O diretor-geral de Jornalismo do O Povo, Arlen Medina, diz o seguinte: ‘O episódio foi desgastante, mas nos serviu para reorientar uma série de procedimentos internos em relação ao material que recebemos das assessorias de imprensa, principalmente das oficiais. Entendo que uma instituição pública (o Museu de Arte Contemporânea) abusou de nossa confiança e o jornal errou por não ter feito as devidas e necessárias checagens. Lamentei a forma como o caso aconteceu, mas nem por isso O Povo ignorou o fato e suas repercussões’.

Olhando por cima

Os ‘grandes’ jornais do Sudeste trataram o caso com um ligeiro ar de superioridade, preferindo ironizar e tripudiar sobre o erro cometido pela imprensa cearense, abstraindo-se da discussão sobre os procedimentos jornalísticos ou sobre a função da arte. Tais jornais – O Globo, Folha de S. Paulo e O Estado de S. Paulo, para ficar só nesses exemplos – não se deram nem mesmo ao trabalho de consultar editores ou repórteres do O Povo ou do Diário do Nordeste para redigir notícias sobre o assunto. Isto é, cometeram o mesmo pecado apontado nos outros: a falta de verificação, de ‘checagem’, para usar o jargão das redações, desconsiderando a necessidade de ‘ouvir o outro lado’ – medida inscrita em todos os códigos de ética que regem o ofício dos jornalistas e das empresas de comunicação.
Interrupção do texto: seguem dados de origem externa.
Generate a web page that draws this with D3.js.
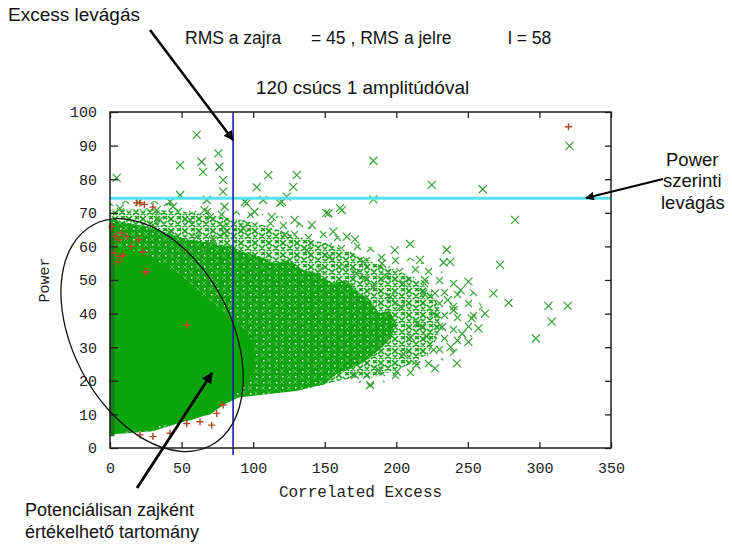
<!DOCTYPE html>
<html><head><meta charset="utf-8">
<script src="https://cdn.jsdelivr.net/npm/d3@7"></script>
<style>body{margin:0;background:#fff}svg{display:block}</style>
</head><body>
<svg id="c" width="732" height="546"></svg>
<script>
// ---- data ----
const xTicks = [0, 50, 100, 150, 200, 250, 300, 350];
const yTicks = [0, 10, 20, 30, 40, 50, 60, 70, 80, 90, 100];
const excessCut = 86;
const powerCut = 74.3;
const xLabel = "Correlated Excess";
const yLabel = "Power";
const titleText = "120 csúcs 1 amplitúdóval";

// very dense (solid) part of the green cloud: [excess, power]
const coreRegion = [[0,4],[0,60],[15,59],[28,57],[44,53],[55,49],[65,45],[78,41],[88,38],[98,33],[102,27],[98,21],[90,17],[84,14],[76,12],[68,10],[58,8.5],[48,7.5],[38,7],[28,6],[18,5.5],[8,4.5]];
// dense speckled part
const denseRegion = [[0,4],[0,68],[12,67],[25,66],[40,64],[55,62],[70,61],[85,60],[95,58],[105,57],[115,55],[125,56],[135,53],[145,52],[155,49],[165,50],[175,46],[182,44],[188,40],[195,41],[200,37],[197,33],[190,30],[182,27],[175,25],[165,23],[158,22],[150,19],[140,18],[130,17],[110,16],[90,15],[80,13],[70,10],[60,9],[45,7],[30,5],[15,4.5]];
// medium density part
const mediumRegion = [[0,66],[0,71],[30,71],[60,70],[90,68],[110,66],[130,63],[150,61],[170,58],[185,55],[200,53],[215,50],[225,46],[232,40],[229,33],[222,28],[210,25],[198,23],[185,21],[172,21],[160,20],[150,19],[130,17]];
// sparse part (scattered crosses)
const sparseRegion = [[0,68],[0,73],[20,74],[40,73],[60,72],[80,71],[100,70],[120,69],[140,66],[160,63],[180,60],[200,58],[220,55],[240,51],[256,46],[262,40],[255,34],[240,28],[225,24],[210,21],[195,20],[182,18],[170,20],[158,21],[150,19]];
// points with excess = 0
const zeroColumn = [[0,3.5],[0,67]];
// individual green (series 2) crosses
const greenPoints = [[60.6,93.2],[4.7,80.4],[49,84.2],[64,85.2],[65,82.2],[75.7,87.7],[76.4,83.7],[79,79.8],[79,76.3],[110.6,81.2],[130.5,81.2],[102.5,77.6],[128,77.7],[49,75.3],[67.6,73.8],[42,73.3],[95.5,72.8],[107,73.8],[118.8,72.9],[123.5,74.8],[160.7,71.4],[151,70],
[184,85.5],[224.8,78.3],[260.4,77],[184,74],[283,67.9],[321,89.9],[209.6,60.7],[235.3,59],[165.4,62.9],[171.2,62.1],[237.6,55.4],[233,55.2],[272.5,54.5],[250.4,49.5],[267.9,46],[278.4,43.2],[306.3,42.3],[319.8,42.3],[308.6,37.6],[297.5,32.6],[220,50],[227,46],[240,41],[252.7,38.6],[257.4,35.6],[226,40],[242.3,25.2],[250.4,31.6],[227,23.7],[214,24.7],[181.7,18.75],[171.2,21.7],[200.3,22.7],[187.5,23.2],[226,29.2],[221.3,33.1],[217.8,36.1],
[94.3,73.3],[120,73.3],[152.6,69.8],[162,70.8],[101,70.3],[113,68.8],[129,67.9],[141,66.4],[93,65.4],[122,63.4],[156,64.4],[199,58.9],[216.6,56],[177,55.4],[190,54.9],[164,54],[178,50.5],[146.7,53],[153.7,57],[137.5,58.9],[205,49],[193,51],[219,46],[214.3,37.1],
[7,71.3],[32.6,70.8],[44,71.8],[66,70.8],[80,71.8],[35,67.9],[30,66.4],[56,67.9],[70,68.8],[79,65.9],[42,63.9],[60.6,62.9],[72,61.9],[49,59.9],[80,63.9],[65,58.4],
[236,44],[245,47],[232,36],[238,30],[205,28],[210,33],[196,45],[203,42],[184,48],[172,52],[246,34],[262,40]];
// individual red (series 1) plus marks
const redPoints = [[320.3,95.6],[18.6,73],[30,71.7],[21,73],[24,72.5],[1.2,65.9],[4,63],[6,62],[8,64],[11.6,62.9],[23.3,58.4],[9.3,57.4],[7,57],[5.6,55.4],[25.6,52.5],[24.5,52.4],[53.6,36.6],[21,3.9],[30,3.4],[42,4.4],[53.6,7.3],[62.9,7.8],[71,6.8],[74.6,10.3],[79,12.8],[15,60],[20,62],[3,58]];

// ---- drawing ----
const svg = d3.select("#c");
const x = d3.scaleLinear().domain([0, 350]).range([110, 611]);
const y = d3.scaleLinear().domain([0, 100]).range([448, 112]);
const sans = "'Liberation Sans', Arial, sans-serif";
const mono = "'Liberation Mono', 'DejaVu Sans Mono', monospace";

const defs = svg.append("defs");
const pd = defs.append("pattern").attr("id","dense").attr("patternUnits","userSpaceOnUse").attr("width",13).attr("height",11);
pd.append("rect").attr("width",13).attr("height",11).attr("fill","#12a312");
pd.append("path").attr("d","M1,1l4,4M5,1l-4,4M7,6l4,4M11,6l-4,4").attr("stroke","#62c462").attr("stroke-width",0.9);
pd.append("rect").attr("x",9).attr("y",2).attr("width",1.5).attr("height",1.5).attr("fill","#e8f8e8");
pd.append("rect").attr("x",3).attr("y",8).attr("width",1.5).attr("height",1.5).attr("fill","#e8f8e8");
const pm = defs.append("pattern").attr("id","medium").attr("patternUnits","userSpaceOnUse").attr("width",14).attr("height",12);
pm.append("rect").attr("width",14).attr("height",12).attr("fill","#e2f4e2");
pm.append("path").attr("d","M0,0l6,6M6,0l-6,6M7,5l6,6M13,5l-6,6M9,0l4,3M13,0l-4,3M1,7l4,4M5,7l-4,4")
  .attr("stroke","#18a018").attr("stroke-width",1.6).attr("fill","none");
const ps = defs.append("pattern").attr("id","sparse").attr("patternUnits","userSpaceOnUse").attr("width",29).attr("height",23);
ps.append("path").attr("d","M1,1l7,7M8,1l-7,7M15,4l7,7M22,4l-7,7M6,13l7,7M13,13l-7,7M19,15l7,7M26,15l-7,7")
  .attr("stroke","#3aa83a").attr("stroke-width",1.1).attr("fill","none");
defs.append("marker").attr("id","ah").attr("viewBox","0 0 10 10").attr("refX",9).attr("refY",5)
  .attr("markerWidth",4).attr("markerHeight",4).attr("orient","auto")
  .append("path").attr("d","M0,0L10,5L0,10z").attr("fill","#000");

const area = d3.line().x(d => x(d[0])).y(d => y(d[1])).curve(d3.curveLinearClosed);
const plot = svg.append("g");
plot.append("path").attr("d", area(sparseRegion)).attr("fill","url(#sparse)");
plot.append("path").attr("d", area(mediumRegion)).attr("fill","url(#medium)");
plot.append("path").attr("d", area(denseRegion)).attr("fill","url(#dense)");
plot.append("path").attr("d", area(coreRegion)).attr("fill","#0aa50a");
plot.append("path").attr("d", d3.line().x(d=>x(d[0])+2).y(d=>y(d[1]))(zeroColumn)).attr("stroke","#1b7a1b").attr("stroke-width",5);

const r = 4;
plot.append("g").selectAll("path").data(greenPoints).join("path")
  .attr("d", d => `M${x(d[0])-r},${y(d[1])-r}L${x(d[0])+r},${y(d[1])+r}M${x(d[0])+r},${y(d[1])-r}L${x(d[0])-r},${y(d[1])+r}`)
  .attr("stroke","#35a035").attr("stroke-width",1.2).attr("fill","none");
const rp = 3.5;
plot.append("g").selectAll("path").data(redPoints).join("path")
  .attr("d", d => `M${x(d[0])-rp},${y(d[1])}H${x(d[0])+rp}M${x(d[0])},${y(d[1])-rp}V${y(d[1])+rp}`)
  .attr("stroke","#b8452a").attr("stroke-width",1.4).attr("fill","none");

// cut lines
svg.append("line").attr("x1",x(0)).attr("x2",x(350)).attr("y1",y(powerCut)).attr("y2",y(powerCut))
  .attr("stroke","#55e2f0").attr("stroke-width",3);
svg.append("line").attr("x1",x(excessCut)).attr("x2",x(excessCut)).attr("y1",y(100)).attr("y2",y(0)+7)
  .attr("stroke","#1c1ca8").attr("stroke-width",1.6);

// axes
const styleAxis = g => { g.select(".domain").remove(); g.selectAll("line").attr("stroke","#222").attr("stroke-width",1.3);
  g.selectAll("text").attr("font-family",mono).attr("font-size",15).attr("fill","#222"); };
svg.append("g").attr("transform",`translate(0,${y(0)})`)
  .call(d3.axisBottom(x).tickValues(xTicks).tickSizeInner(-6).tickSizeOuter(0).tickPadding(14)).call(styleAxis);
svg.append("g").attr("transform",`translate(0,${y(100)})`)
  .call(d3.axisTop(x).tickValues(xTicks).tickSizeInner(-6).tickSizeOuter(0).tickFormat("")).call(styleAxis);
svg.append("g").attr("transform",`translate(${x(0)},0)`)
  .call(d3.axisLeft(y).tickValues(yTicks).tickSizeInner(-8).tickSizeOuter(0).tickPadding(13)).call(styleAxis);
svg.append("g").attr("transform",`translate(${x(350)},0)`)
  .call(d3.axisRight(y).tickValues(yTicks).tickSizeInner(-6).tickSizeOuter(0).tickFormat("")).call(styleAxis);
svg.append("rect").attr("x",x(0)).attr("y",y(100)).attr("width",x(350)-x(0)).attr("height",y(0)-y(100))
  .attr("fill","none").attr("stroke","#222").attr("stroke-width",1.5);

svg.append("text").attr("x",(x(0)+x(350))/2).attr("y",497).attr("text-anchor","middle")
  .attr("font-family",mono).attr("font-size",16).attr("fill","#222").text(xLabel);
svg.append("text").attr("transform","translate(49,280) rotate(-90)").attr("text-anchor","middle")
  .attr("font-family",mono).attr("font-size",15).attr("fill","#222").text(yLabel);

// ellipse annotation
svg.append("ellipse").attr("cx",x(29.4)).attr("cy",y(33.6)).attr("rx",125).attr("ry",79)
  .attr("transform",`rotate(62 ${x(29.4)} ${y(33.6)})`).attr("fill","none").attr("stroke","#111").attr("stroke-width",1.3);

// arrows
const arrow = (x1,y1,x2,y2,w) => svg.append("line").attr("x1",x1).attr("y1",y1).attr("x2",x2).attr("y2",y2)
  .attr("stroke","#000").attr("stroke-width",w).attr("marker-end","url(#ah)");
arrow(150,30,233,140,2.5);
arrow(663,179,586,198,2.2);
arrow(137,488,212,373,2.8);

// texts
const txt = (s,xx,yy,size) => svg.append("text").attr("x",xx).attr("y",yy).attr("font-family",sans)
  .attr("font-size",size).attr("fill","#111").text(s);
txt("Excess levágás",8,21,19);
txt("RMS a zajra",185,44,17.5);
txt("= 45 , RMS a jelre",311,44,17.5);
txt("l = 58",508,44,17.5);
svg.append("text").attr("x",(x(0)+x(350))/2+2).attr("y",94).attr("text-anchor","middle").attr("font-family",sans)
  .attr("font-size",19).attr("fill","#111").text(titleText);
txt("Power",666,166,18.5);
txt("szerinti",663,187,18.5);
txt("levágás",661,209,18.5);
txt("Potenciálisan zajként",25,516,18);
txt("értékelhető tartomány",25,538,18);
</script>
</body></html>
Tais deslizes não se circunscrevem à imprensa nordestina. O caso clássico, mas não único, das trapalhadas jornalísticas, é o do ‘boimate’, um suposto cruzamento transgênico do boi com tomate, experiência que permitiria ‘sonhar com um tomateiro do qual já se colha algo parecido com um filé ao molho de tomate’, segundo noticiou a revista Veja em sua edição de 27/4/1983, reproduzindo uma brincadeira tradicional de 1º Abril da revista inglesa New Science. Falamos de casos cômicos, sem maiores conseqüências. Mas o que dizer de erros graves e letais, como o do caso da Escola de Base (em São Paulo) ou o fato de o New York Times ter sustentado a versão do presidente americano George W. Bush de que haveria armas de destruição em massa no Iraque para justificar a invasão ao país?

Dragão

Se os jornais erraram, também não se pode absolver a direção do Museu de Arte Contemporânea, cujo diretor é Ricardo Resende, por ter atestado informações inverídicas para dar ares de veracidade à invenção perpetrada por Yuri Firmeza. Resende se defende dizendo dirigir um museu de arte contemporânea, que ‘tem de estar aberto à experimentação artística’, não podendo nele existir a idéia de ‘censura ou limitação’. Ok, mas é parte indissociável, tradicional e histórica do fazer jornalístico, desenvolver relações de confiança com determinadas fontes – e disso elas têm consciência. Nesse equilíbrio se sustenta boa parte da produção jornalística – e assim é em todos os jornais do mundo. De forma planejada, o diretor do museu rompeu o delicado liame, induzindo os jornais ao erro.

Resende não deixa, porém, de elogiar a maneira como O Povo, conduziu a questão, dando fluência à polêmica: ‘Foi uma postura corretíssima e muito madura, permitindo conversar, levando aos leitores a discussão sobre a arte contemporânea’.’